Government is lukewarm on the matter. Only two weeks ago, the state controlled Sunday Mail carried a comment that made it clear that BVR is a luxury that the country cannot afford. This was seen as an attempt by government to dump BVR and it has muddied the waters concerning what Zanu PF’s real intentions with BVR are.

As a result accusations and counter accusations of rigging have been flying.

Ordinary people have not been able to wade into the debate because the BVR concept has not been sufficiently explained and contextualised to the Zimbabwean situation. For now, it is a discussion reserved for the elite and political parties with the rest of the citizens sent to the caves.

However, to fully grasp this issue, it is necessary to understand why those who are advocating for BVR are doing so. What are the problems BVR is intended to solve or what are the issues that the system is intended to resolve.

In the 2013 elections, Tendai Biti complained of bussed voters into his constituency. There were allegations of ghost voters on the voters roll and the refusal or reluctance by the Registrar–General to give access to opposition parties to the voters’ roll gave impetus to those allegations.

The voters roll has remained a closely guarded secret by the government. Opposition parties feel they lost these elections as a result of ghost voters.

A lot of registered voters were turned away on the day of voting while others simply did not appear in the voters roll or claimed that they were registered in the wrong voting wards. The aggrieved political parties feel the BVR system will minimise some of these inefficiencies by cleaning the voters roll.

The seemingly partisan stance by the Registrar-General makes the credibility of registration of citizens become questionable. It is therefore imperative to have a system that identifies voters and also verify that these voters are who they claim to be. Biometric Voters Registration is expected to solve these issues of voter identification and verification of the voters.

To be a success, BVR requires essential skills for the inexperienced staff that will be involved.

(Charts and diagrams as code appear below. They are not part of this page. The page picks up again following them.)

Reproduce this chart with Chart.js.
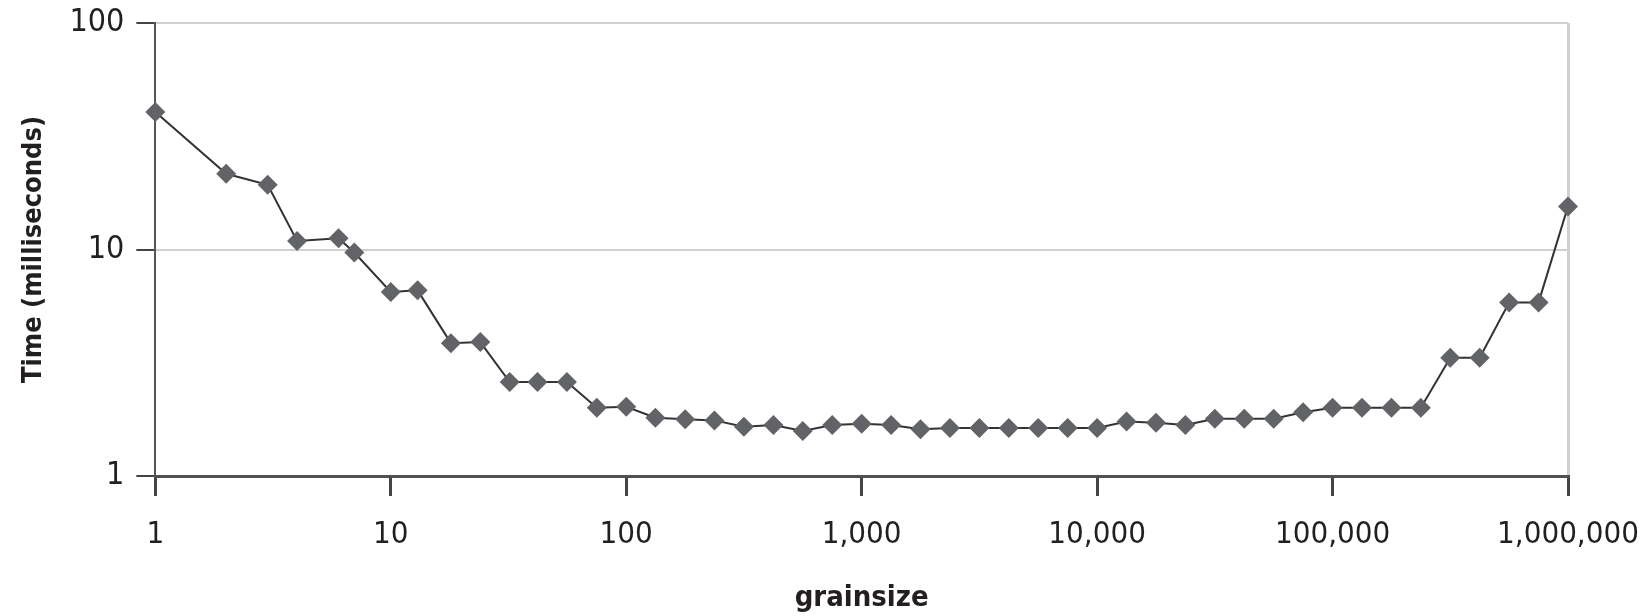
<!DOCTYPE html>
<html>
<head>
<meta charset="utf-8">
<script src="https://cdn.jsdelivr.net/npm/chart.js@4.4.1/dist/chart.umd.min.js"></script>
<style>
  html, body { margin: 0; padding: 0; background: #fff; }
</style>
</head>
<body>
<canvas id="grain" width="1642" height="616"></canvas>
<script>
// grainsize (x) vs time in ms (y)
const grainsizes = [1, 2, 3, 4, 6, 7, 10, 13, 18, 24, 32, 42, 56, 75, 100,
  133, 178, 237, 316, 422, 562, 750, 1000, 1334, 1778, 2371, 3162, 4217, 5623, 7499, 10000,
  13335, 17783, 23714, 31623, 42170, 56234, 74989, 100000,
  133352, 177828, 237137, 316228, 421697, 562341, 749894, 1000000];
const times = [40.5, 21.6, 19.3, 10.9, 11.2, 9.7, 6.5, 6.6, 3.86, 3.9, 2.6, 2.6, 2.6, 2.0, 2.02,
  1.81, 1.78, 1.76, 1.65, 1.68, 1.58, 1.68, 1.70, 1.68, 1.61, 1.63, 1.63, 1.63, 1.63, 1.63, 1.63,
  1.74, 1.72, 1.68, 1.79, 1.79, 1.79, 1.91, 2.0,
  2.0, 2.0, 2.0, 3.33, 3.33, 5.84, 5.84, 15.5];
const xTicks = [1, 10, 100, 1000, 10000, 100000, 1000000];
const yTicks = [1, 10, 100];

const FONT = "'Liberation Sans Narrow', 'DejaVu Sans Condensed', 'Roboto Condensed', 'Liberation Sans', sans-serif";

const points = grainsizes.map((g, i) => ({x: g, y: times[i]}));

const config = {
  type: 'line',
  data: {
    datasets: [{
      label: 'Time',
      data: points,
      borderColor: '#333333',
      borderWidth: 2,
      backgroundColor: '#626367',
      pointStyle: 'rectRot',
      pointRadius: 10,
      pointBorderWidth: 0,
      pointBackgroundColor: '#626367',
      tension: 0,
      clip: false
    }]
  },
  options: {
    responsive: false,
    animation: false,
    layout: {padding: {top: 0, right: 0, left: 18, bottom: 0}},
    plugins: {
      legend: {display: false},
      tooltip: {enabled: false}
    },
    scales: {
      x: {
        type: 'logarithmic',
        min: 1,
        max: 1000000,
        afterBuildTicks: (s) => { s.ticks = xTicks.map(v => ({value: v, major: true})); },
        // pin the plot edges to where the original has them
        afterFit: (s) => { s.paddingRight = 74; s.height = 140; },
        ticks: {
          autoSkip: false,
          maxRotation: 0,
          padding: 20,
          color: '#231f20',
          font: {family: FONT, size: 31},
          callback: (v) => Number(v).toLocaleString('en-US')
        },
        grid: {
          color: (ctx) => (ctx.tick && ctx.tick.value === 1000000) ? '#d0d0d0' : 'rgba(0,0,0,0)',
          lineWidth: 3,
          tickColor: '#444444',
          tickLength: 20,
          tickWidth: 3
        },
        border: {color: '#505050', width: 3},
        title: {
          display: true,
          text: 'grainsize',
          color: '#231f20',
          font: {family: FONT, size: 29, weight: 'bold'},
          padding: {top: 10, bottom: 0}
        }
      },
      y: {
        type: 'logarithmic',
        min: 1,
        max: 100,
        afterBuildTicks: (s) => { s.ticks = yTicks.map(v => ({value: v, major: true})); },
        afterFit: (s) => { s.paddingTop = 23; },
        ticks: {
          autoSkip: false,
          padding: 12,
          color: '#231f20',
          font: {family: FONT, size: 32},
          callback: (v) => Number(v).toLocaleString('en-US')
        },
        grid: {
          color: (ctx) => (ctx.tick && ctx.tick.value === 1) ? 'rgba(0,0,0,0)' : '#d0d0d0',
          lineWidth: 2,
          tickColor: '#444444',
          tickLength: 19,
          tickWidth: 2
        },
        border: {color: '#555555', width: 2},
        title: {
          display: true,
          text: 'Time (milliseconds)',
          color: '#231f20',
          font: {family: FONT, size: 27, weight: 'bold'},
          padding: {top: 0, bottom: 7}
        }
      }
    }
  }
};

document.addEventListener('DOMContentLoaded', function () {
  const ctx = document.getElementById('grain').getContext('2d');
  new Chart(ctx, config);
});
</script>
</body>
</html>
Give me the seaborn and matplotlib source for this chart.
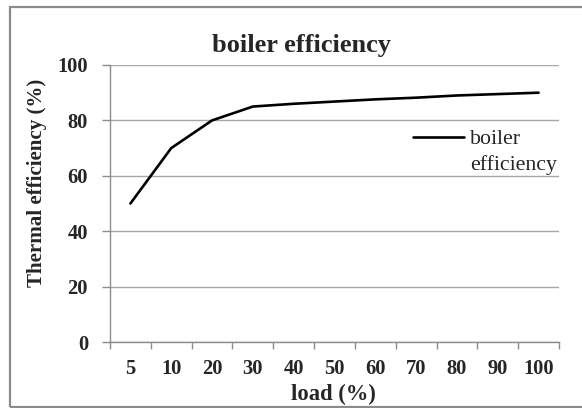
import matplotlib
matplotlib.use("Agg")
import matplotlib.pyplot as plt
import seaborn as sns
import numpy as np
import pandas as pd
from matplotlib.patches import Rectangle

categories = ["5", "10", "20", "30", "40", "50", "60", "70", "80", "90", "100"]
efficiency = [50, 70, 80, 85, 86, 86.8, 87.6, 88.2, 89, 89.5, 90]
y_ticks = [0, 20, 40, 60, 80, 100]

sns.set_theme(style="white")
plt.rcParams['font.family'] = ['Liberation Serif', 'DejaVu Serif']

W, H = 582, 408
df = pd.DataFrame({"pos": np.arange(len(categories)), "eff": efficiency})

fig = plt.figure(figsize=(W / 100, H / 100), dpi=100)
ax = fig.add_axes([110 / W, 1 - 342 / H, 449 / W, 277 / H])

# outer chart border
fig.patches.append(Rectangle((10.5 / W, 1 / H), 1.2, 1 - 8 / H, transform=fig.transFigure,
                             fill=False, edgecolor="#8c8c8c", linewidth=1.6, zorder=0))

sns.lineplot(data=df, x="pos", y="eff", ax=ax, color="black", linewidth=1.9,
             label="boiler")

ax.set_xlim(-0.5, len(categories) - 0.5)
ax.set_ylim(0, 100)
ax.set_yticks(y_ticks)
ax.set_yticklabels([str(v) for v in y_ticks], fontsize=14.8, fontweight="bold")
ax.yaxis.grid(True, color="#a6a6a6", linewidth=1.0)
ax.set_axisbelow(True)

ax.set_xticks(np.arange(-0.5, len(categories), 1.0))
ax.set_xticklabels([])
ax.set_xticks(np.arange(len(categories)), minor=True)
ax.set_xticklabels(categories, minor=True, fontsize=14.8, fontweight="bold")
ax.tick_params(axis="x", which="major", length=4.7, width=1, color="#8c8c8c", direction="out", bottom=True)
ax.tick_params(axis="x", which="minor", length=0, pad=12.6)
ax.tick_params(axis="y", length=5.8, width=1, color="#8c8c8c", direction="out", left=True, pad=10)

for s in ["top", "right"]:
    ax.spines[s].set_visible(False)
for s in ["left", "bottom"]:
    ax.spines[s].set_color("#8c8c8c")
    ax.spines[s].set_linewidth(1.0)

ax.set_xlabel("load (%)", fontsize=16.3, fontweight="bold")
ax.xaxis.label.set_va("baseline")
ax.xaxis.set_label_coords((333 - 110) / 449, (342 - 400) / 277)

ax.set_ylabel("Thermal efficiency (%)", fontsize=15.1, fontweight="bold")
ax.yaxis.label.set_va("center")
ax.yaxis.set_label_coords((37 - 110) / 449, (342 - 183) / 277)

ax.set_title("boiler efficiency", fontsize=19, fontweight="bold", pad=0,
             x=(302 - 110) / 449, y=(342 - 52) / 277, va="baseline")

leg_fs = 15.7
leg = ax.legend(loc="upper left", bbox_to_anchor=(413 / W, 1 - 129 / H),
                bbox_transform=fig.transFigure, frameon=False, fontsize=leg_fs,
                handlelength=2.34, handletextpad=0.28, borderpad=0, borderaxespad=0)
fig.text(470 / W, 1 - 170 / H, "efficiency", fontsize=leg_fs, va="baseline", ha="left")

fig.savefig("out.png", dpi=100)
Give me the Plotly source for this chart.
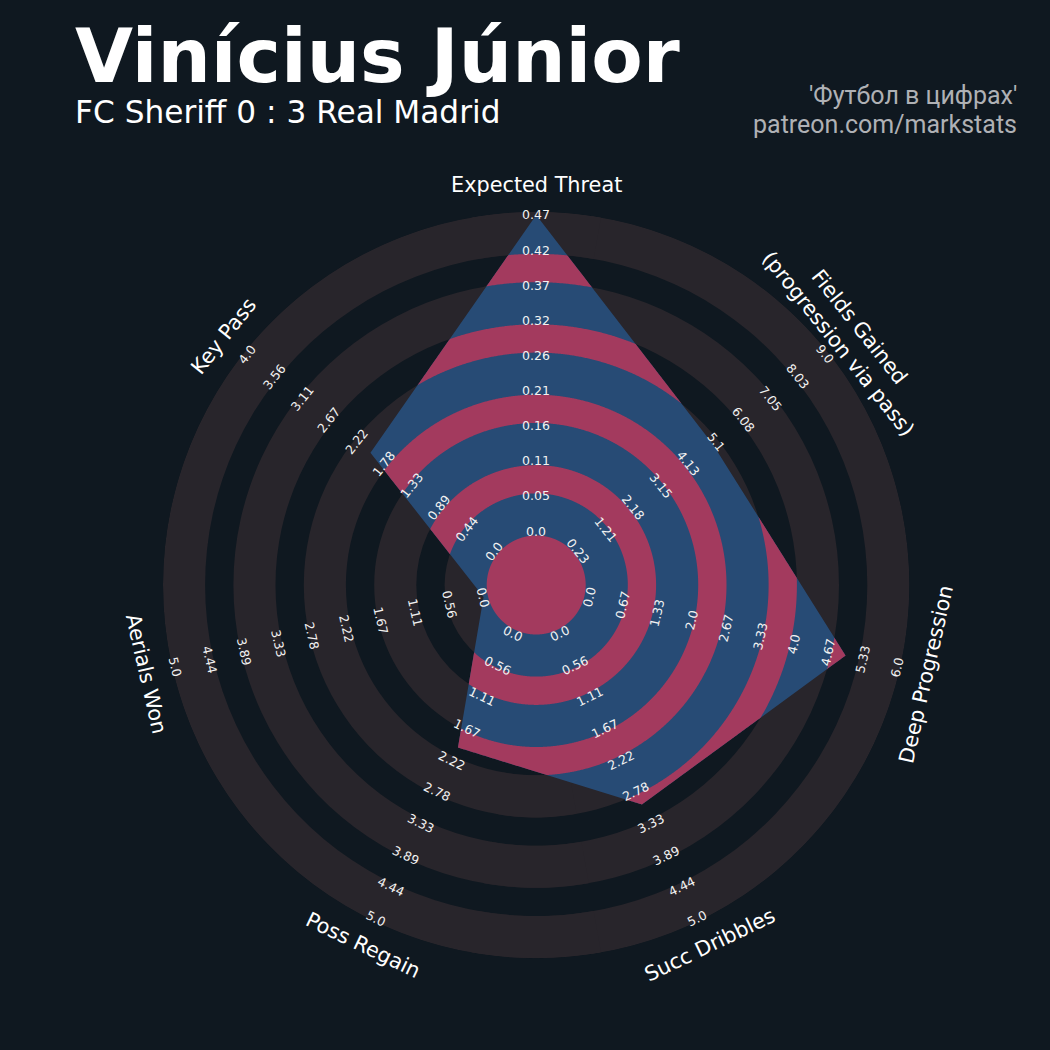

There are also inherent problems associated with BVR which are even more pronounced and complicated in third world countries such as Zimbabwe.

BVR requires basic computer skills with an emphasis on data capture, processing and administration. The staff must also have the capacity to repair and maintain equipment. Adequate time is required to ensure that there is sufficient training time for the staff involved. 

With the country less than 15 months away from the election, it is debatable whether there is enough time to train staff.

There may also be bandwidth or connectivity problems especially in the rural areas. With government’s propensity to switch off the internet to silence dissent on social media as they did on the eve of the 2013 elections, the BVR effectiveness may be thrown into disarray if government resorts to the same tactics.

BVR is also likely to be ineffective in an environment where voter education is partisan and politicised. Zimbabwe political environment is fraught with intimidation with reports of villagers being told that some political parties have equipment that sees how they vote being recorded in the past. If this intimidation is not addressed, BVR is likely to work against opposition parties.

Ultimately opposition parties must see BVR as the silver bullet that will solve their electoral issues. They also have to look within themselves for reasons why they have failed in previous and current elections.